━━ Data extract ━━
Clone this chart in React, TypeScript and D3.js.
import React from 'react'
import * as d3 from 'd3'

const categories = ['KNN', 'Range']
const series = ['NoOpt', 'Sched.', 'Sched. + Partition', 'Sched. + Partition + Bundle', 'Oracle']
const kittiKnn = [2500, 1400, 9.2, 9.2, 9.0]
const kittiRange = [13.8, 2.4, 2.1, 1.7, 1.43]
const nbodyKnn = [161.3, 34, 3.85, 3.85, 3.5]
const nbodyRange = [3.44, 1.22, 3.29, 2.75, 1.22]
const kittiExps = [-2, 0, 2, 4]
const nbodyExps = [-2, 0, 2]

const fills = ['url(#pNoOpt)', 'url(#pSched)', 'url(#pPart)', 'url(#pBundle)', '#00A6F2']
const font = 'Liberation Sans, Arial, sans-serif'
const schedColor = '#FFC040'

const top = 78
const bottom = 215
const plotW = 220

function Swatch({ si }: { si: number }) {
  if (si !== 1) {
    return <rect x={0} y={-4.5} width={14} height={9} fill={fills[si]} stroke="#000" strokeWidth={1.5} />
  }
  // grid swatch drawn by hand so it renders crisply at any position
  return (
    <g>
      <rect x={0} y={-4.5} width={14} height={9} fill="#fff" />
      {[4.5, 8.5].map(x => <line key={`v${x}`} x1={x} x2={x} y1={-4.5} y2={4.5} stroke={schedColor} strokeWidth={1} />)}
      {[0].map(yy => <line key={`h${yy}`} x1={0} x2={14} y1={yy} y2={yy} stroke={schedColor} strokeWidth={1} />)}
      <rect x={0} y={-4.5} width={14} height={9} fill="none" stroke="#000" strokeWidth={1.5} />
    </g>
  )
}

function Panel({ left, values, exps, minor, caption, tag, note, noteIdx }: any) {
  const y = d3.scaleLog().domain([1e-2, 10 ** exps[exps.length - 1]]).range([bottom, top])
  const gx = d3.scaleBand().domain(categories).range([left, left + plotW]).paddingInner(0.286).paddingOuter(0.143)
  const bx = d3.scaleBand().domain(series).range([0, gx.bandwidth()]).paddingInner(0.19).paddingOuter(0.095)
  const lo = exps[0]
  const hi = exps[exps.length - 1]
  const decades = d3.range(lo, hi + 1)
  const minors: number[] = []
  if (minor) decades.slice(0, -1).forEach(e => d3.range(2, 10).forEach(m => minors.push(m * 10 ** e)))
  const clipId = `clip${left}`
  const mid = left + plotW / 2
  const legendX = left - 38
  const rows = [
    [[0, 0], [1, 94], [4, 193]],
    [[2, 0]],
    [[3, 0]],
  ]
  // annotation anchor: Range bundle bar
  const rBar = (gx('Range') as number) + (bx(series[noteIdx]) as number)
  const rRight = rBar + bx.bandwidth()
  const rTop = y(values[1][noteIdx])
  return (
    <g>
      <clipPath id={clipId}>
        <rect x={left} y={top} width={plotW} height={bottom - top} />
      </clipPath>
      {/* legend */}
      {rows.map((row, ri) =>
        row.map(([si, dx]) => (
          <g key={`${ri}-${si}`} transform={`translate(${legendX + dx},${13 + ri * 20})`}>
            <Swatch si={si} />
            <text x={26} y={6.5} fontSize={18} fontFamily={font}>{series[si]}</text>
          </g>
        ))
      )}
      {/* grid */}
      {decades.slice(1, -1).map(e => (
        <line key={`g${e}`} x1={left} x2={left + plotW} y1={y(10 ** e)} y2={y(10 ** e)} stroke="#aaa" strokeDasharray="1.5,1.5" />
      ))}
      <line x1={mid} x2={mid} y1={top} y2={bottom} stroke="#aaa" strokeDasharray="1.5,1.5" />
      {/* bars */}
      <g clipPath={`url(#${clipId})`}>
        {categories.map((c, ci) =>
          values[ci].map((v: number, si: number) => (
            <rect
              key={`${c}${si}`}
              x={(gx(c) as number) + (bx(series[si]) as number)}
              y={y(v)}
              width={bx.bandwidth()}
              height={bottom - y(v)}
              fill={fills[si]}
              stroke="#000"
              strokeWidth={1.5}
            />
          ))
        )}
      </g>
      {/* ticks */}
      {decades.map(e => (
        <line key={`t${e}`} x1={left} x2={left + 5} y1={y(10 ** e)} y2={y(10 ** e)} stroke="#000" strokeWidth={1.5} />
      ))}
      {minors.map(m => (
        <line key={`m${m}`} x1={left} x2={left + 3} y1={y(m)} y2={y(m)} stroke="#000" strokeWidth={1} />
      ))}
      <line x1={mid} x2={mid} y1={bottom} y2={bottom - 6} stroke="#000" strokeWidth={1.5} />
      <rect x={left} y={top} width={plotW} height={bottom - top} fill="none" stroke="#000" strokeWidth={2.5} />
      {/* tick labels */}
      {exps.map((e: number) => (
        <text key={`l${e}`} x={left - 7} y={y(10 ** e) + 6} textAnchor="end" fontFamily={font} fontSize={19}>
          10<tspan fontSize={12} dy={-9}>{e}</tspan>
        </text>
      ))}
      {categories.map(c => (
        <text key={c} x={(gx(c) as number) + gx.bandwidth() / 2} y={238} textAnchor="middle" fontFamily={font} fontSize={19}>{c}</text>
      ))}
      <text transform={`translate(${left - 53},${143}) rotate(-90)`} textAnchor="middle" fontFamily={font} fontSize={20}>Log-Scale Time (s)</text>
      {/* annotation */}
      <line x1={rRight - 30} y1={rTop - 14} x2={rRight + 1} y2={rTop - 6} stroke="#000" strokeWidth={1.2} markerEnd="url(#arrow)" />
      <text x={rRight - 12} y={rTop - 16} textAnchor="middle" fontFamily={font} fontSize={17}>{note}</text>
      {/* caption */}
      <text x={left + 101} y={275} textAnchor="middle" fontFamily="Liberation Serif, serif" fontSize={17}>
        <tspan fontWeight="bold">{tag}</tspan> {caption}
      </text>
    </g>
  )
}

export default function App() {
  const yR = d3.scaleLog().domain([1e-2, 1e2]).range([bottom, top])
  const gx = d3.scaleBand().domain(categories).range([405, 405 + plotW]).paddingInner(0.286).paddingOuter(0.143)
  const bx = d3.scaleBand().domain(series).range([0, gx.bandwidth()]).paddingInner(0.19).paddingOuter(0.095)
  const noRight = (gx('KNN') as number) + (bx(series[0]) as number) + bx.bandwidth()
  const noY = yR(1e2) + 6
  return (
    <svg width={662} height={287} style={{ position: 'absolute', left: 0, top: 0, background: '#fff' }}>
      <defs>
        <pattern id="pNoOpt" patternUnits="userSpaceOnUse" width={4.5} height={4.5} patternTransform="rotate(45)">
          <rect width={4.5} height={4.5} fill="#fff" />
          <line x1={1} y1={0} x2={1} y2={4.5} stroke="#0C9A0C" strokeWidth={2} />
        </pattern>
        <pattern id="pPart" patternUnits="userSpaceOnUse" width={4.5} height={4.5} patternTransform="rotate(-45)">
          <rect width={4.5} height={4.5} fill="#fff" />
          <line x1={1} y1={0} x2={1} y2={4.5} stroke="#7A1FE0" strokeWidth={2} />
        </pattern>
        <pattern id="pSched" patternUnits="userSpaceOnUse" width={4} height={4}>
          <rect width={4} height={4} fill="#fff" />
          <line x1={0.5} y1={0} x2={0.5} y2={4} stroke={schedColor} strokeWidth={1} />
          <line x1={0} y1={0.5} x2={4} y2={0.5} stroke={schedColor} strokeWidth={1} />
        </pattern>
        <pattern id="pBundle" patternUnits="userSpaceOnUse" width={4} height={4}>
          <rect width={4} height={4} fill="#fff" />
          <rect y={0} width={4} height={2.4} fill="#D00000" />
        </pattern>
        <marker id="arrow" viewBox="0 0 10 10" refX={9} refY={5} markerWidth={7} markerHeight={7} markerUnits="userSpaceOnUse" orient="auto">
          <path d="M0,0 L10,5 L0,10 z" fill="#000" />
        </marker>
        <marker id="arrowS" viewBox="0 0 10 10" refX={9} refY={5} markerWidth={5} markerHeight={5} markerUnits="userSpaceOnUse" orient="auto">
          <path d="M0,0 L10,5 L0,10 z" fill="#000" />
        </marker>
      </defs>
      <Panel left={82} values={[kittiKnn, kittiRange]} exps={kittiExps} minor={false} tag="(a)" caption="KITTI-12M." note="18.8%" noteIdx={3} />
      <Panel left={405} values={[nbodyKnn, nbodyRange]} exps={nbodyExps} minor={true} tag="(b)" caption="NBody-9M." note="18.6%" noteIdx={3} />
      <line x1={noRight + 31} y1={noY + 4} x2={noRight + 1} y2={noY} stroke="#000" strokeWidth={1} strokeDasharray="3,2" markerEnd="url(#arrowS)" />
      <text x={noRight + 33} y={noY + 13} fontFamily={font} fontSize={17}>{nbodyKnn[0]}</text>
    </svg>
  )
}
━━━
Task objective: Take every line from the data that contains the word "React".

Final result:
Clone this chart in React, TypeScript and D3.js.
import React from 'react'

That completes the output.